**** INPUT

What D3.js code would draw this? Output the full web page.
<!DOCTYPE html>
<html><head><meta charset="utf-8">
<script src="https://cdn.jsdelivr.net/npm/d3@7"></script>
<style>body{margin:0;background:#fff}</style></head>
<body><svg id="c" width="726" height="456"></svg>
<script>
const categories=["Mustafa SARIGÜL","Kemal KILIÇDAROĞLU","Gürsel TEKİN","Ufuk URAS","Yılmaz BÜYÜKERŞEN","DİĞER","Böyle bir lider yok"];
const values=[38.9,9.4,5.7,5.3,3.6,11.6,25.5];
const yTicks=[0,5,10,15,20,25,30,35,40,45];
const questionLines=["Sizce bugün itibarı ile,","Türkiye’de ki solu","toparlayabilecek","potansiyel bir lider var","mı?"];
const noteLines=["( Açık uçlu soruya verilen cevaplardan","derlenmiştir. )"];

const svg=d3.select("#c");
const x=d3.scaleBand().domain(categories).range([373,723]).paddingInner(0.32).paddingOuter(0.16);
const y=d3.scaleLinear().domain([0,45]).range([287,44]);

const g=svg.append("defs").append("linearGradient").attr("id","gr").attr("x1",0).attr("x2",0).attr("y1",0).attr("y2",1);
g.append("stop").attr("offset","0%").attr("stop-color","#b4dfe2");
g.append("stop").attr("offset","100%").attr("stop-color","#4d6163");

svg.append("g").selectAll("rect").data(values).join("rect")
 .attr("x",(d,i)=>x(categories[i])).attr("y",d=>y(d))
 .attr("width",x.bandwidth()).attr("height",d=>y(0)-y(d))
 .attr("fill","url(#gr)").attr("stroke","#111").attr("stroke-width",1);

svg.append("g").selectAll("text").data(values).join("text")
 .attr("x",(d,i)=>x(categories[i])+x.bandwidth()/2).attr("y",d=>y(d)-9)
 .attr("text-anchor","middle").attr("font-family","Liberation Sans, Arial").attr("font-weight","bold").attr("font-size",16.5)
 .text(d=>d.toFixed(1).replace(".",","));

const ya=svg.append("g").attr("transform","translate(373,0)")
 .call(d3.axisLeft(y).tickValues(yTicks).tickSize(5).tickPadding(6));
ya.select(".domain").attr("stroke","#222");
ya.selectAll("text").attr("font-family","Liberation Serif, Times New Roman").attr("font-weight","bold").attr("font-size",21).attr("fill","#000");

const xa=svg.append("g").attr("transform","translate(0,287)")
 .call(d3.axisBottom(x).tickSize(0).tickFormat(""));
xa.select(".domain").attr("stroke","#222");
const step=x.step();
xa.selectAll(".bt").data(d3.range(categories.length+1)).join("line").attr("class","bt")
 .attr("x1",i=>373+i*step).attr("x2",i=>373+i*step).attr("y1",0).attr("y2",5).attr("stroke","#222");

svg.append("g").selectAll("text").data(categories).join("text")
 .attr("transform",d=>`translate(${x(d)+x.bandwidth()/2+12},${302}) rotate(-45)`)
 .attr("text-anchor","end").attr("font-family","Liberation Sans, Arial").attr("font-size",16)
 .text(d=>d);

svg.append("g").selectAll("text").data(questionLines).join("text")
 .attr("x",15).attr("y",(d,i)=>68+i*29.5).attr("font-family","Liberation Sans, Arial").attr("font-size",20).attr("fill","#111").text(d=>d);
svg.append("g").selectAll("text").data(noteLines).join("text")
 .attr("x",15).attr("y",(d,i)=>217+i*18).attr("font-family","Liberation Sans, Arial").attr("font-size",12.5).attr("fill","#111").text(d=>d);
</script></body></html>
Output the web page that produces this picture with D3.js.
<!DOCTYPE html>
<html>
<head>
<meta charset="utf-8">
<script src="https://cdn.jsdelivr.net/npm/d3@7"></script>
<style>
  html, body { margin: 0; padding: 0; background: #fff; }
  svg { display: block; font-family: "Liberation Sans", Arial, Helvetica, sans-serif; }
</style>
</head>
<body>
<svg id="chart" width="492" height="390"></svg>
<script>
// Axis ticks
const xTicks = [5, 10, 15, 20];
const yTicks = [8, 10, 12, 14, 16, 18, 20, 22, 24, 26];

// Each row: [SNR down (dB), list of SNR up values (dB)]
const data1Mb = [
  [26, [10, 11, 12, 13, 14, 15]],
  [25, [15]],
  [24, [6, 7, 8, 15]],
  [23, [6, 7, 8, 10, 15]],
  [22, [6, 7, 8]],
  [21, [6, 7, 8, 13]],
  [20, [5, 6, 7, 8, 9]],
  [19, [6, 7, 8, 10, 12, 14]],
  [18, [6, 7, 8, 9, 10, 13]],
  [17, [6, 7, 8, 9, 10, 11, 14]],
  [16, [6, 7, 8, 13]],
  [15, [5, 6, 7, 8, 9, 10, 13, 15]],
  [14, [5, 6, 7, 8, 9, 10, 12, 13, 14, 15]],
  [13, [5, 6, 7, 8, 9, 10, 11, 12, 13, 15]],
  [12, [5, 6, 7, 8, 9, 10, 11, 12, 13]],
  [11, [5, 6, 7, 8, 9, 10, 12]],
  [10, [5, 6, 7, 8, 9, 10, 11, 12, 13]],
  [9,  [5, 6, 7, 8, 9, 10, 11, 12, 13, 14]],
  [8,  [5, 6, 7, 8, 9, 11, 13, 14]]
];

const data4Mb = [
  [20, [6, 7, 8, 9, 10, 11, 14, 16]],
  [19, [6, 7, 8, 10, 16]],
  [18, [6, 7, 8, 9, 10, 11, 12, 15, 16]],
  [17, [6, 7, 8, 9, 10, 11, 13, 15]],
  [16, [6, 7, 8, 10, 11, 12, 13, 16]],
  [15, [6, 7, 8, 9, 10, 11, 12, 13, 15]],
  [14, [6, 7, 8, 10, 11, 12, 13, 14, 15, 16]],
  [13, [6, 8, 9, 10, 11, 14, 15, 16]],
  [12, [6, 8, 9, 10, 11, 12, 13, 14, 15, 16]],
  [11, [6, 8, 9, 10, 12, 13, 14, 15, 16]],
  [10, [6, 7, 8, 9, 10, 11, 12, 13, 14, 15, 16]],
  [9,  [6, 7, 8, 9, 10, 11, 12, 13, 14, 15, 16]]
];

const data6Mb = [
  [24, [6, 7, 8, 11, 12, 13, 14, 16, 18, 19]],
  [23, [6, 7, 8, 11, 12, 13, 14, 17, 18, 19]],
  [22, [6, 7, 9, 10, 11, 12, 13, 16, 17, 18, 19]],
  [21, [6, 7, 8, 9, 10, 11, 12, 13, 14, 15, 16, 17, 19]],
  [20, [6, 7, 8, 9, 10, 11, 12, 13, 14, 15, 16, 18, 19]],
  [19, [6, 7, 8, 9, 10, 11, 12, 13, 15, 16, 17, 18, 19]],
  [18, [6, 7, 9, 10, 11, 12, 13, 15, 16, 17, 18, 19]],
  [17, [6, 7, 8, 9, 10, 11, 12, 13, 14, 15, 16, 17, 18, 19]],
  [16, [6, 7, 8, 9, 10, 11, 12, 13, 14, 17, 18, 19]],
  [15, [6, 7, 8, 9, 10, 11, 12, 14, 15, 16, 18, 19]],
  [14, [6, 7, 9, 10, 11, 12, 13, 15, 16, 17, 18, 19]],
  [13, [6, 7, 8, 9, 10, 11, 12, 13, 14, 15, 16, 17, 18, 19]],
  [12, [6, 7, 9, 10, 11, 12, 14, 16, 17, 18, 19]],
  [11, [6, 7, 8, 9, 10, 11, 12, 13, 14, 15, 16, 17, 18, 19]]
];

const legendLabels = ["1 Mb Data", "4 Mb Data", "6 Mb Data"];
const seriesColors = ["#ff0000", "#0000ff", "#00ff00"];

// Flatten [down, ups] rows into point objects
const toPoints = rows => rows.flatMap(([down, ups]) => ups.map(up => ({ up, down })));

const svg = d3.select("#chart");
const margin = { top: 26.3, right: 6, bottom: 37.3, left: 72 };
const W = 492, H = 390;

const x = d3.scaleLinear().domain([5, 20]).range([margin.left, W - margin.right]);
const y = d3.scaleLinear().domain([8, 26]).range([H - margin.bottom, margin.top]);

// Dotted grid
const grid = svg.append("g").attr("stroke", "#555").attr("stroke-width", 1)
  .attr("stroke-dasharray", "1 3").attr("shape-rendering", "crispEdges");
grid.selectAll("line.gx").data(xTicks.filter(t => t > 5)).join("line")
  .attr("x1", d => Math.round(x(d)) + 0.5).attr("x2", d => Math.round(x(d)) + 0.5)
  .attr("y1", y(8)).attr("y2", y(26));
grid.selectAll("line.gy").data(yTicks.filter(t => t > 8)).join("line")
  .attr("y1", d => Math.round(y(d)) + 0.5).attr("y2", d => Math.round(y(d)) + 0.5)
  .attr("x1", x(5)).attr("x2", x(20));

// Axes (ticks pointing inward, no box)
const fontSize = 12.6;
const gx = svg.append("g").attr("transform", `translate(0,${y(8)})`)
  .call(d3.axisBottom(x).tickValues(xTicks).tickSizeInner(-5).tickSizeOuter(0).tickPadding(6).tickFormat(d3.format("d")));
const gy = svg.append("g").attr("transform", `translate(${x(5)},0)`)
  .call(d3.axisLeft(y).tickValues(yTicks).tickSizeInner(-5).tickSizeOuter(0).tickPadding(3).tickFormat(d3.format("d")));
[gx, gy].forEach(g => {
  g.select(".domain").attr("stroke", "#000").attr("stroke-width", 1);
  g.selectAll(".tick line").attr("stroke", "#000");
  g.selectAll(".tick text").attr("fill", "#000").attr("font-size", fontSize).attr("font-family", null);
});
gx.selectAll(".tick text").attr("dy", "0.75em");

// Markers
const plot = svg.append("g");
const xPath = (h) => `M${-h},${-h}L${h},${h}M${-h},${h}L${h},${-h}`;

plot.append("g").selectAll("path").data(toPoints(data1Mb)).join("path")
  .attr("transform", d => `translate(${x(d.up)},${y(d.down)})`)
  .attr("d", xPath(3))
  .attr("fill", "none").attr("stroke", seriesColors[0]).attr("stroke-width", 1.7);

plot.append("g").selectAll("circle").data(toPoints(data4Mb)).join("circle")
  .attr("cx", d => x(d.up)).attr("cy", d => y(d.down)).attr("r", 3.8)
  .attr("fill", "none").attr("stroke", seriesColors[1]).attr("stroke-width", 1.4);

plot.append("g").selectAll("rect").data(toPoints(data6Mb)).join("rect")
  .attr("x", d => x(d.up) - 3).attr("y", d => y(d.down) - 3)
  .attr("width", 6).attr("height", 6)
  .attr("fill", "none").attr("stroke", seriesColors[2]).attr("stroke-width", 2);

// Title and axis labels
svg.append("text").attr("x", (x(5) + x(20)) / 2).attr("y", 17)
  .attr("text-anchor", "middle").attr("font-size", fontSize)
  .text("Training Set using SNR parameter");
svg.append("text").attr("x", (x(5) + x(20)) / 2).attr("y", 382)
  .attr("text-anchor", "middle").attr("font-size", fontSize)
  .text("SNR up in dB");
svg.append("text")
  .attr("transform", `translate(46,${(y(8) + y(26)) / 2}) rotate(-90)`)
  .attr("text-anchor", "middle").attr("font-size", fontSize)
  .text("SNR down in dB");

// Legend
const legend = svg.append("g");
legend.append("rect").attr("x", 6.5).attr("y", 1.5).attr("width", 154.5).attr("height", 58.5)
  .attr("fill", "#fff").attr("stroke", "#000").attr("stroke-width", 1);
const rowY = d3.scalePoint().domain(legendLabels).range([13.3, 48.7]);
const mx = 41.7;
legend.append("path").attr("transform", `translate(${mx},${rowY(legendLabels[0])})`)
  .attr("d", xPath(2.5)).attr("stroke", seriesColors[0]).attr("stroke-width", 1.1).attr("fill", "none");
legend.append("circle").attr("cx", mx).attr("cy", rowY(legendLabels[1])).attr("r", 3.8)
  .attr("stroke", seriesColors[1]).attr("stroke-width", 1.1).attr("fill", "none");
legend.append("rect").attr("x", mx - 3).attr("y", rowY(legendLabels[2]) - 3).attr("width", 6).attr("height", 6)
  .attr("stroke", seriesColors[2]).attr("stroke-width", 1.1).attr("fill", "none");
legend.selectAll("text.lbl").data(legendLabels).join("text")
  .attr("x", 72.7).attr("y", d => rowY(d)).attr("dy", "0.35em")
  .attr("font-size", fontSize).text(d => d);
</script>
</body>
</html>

********

→ **TASK DIRECTIONS**
Return the exact lines from the line with "Output the web" to the line with "22, 24, 26];", inclusive of both, with nothing added.

→ **SOLUTION FOR THIS EXERCISE**
Output the web page that produces this picture with D3.js.
<!DOCTYPE html>
<html>
<head>
<meta charset="utf-8">
<script src="https://cdn.jsdelivr.net/npm/d3@7"></script>
<style>
  html, body { margin: 0; padding: 0; background: #fff; }
  svg { display: block; font-family: "Liberation Sans", Arial, Helvetica, sans-serif; }
</style>
</head>
<body>
<svg id="chart" width="492" height="390"></svg>
<script>
// Axis ticks
const xTicks = [5, 10, 15, 20];
const yTicks = [8, 10, 12, 14, 16, 18, 20, 22, 24, 26];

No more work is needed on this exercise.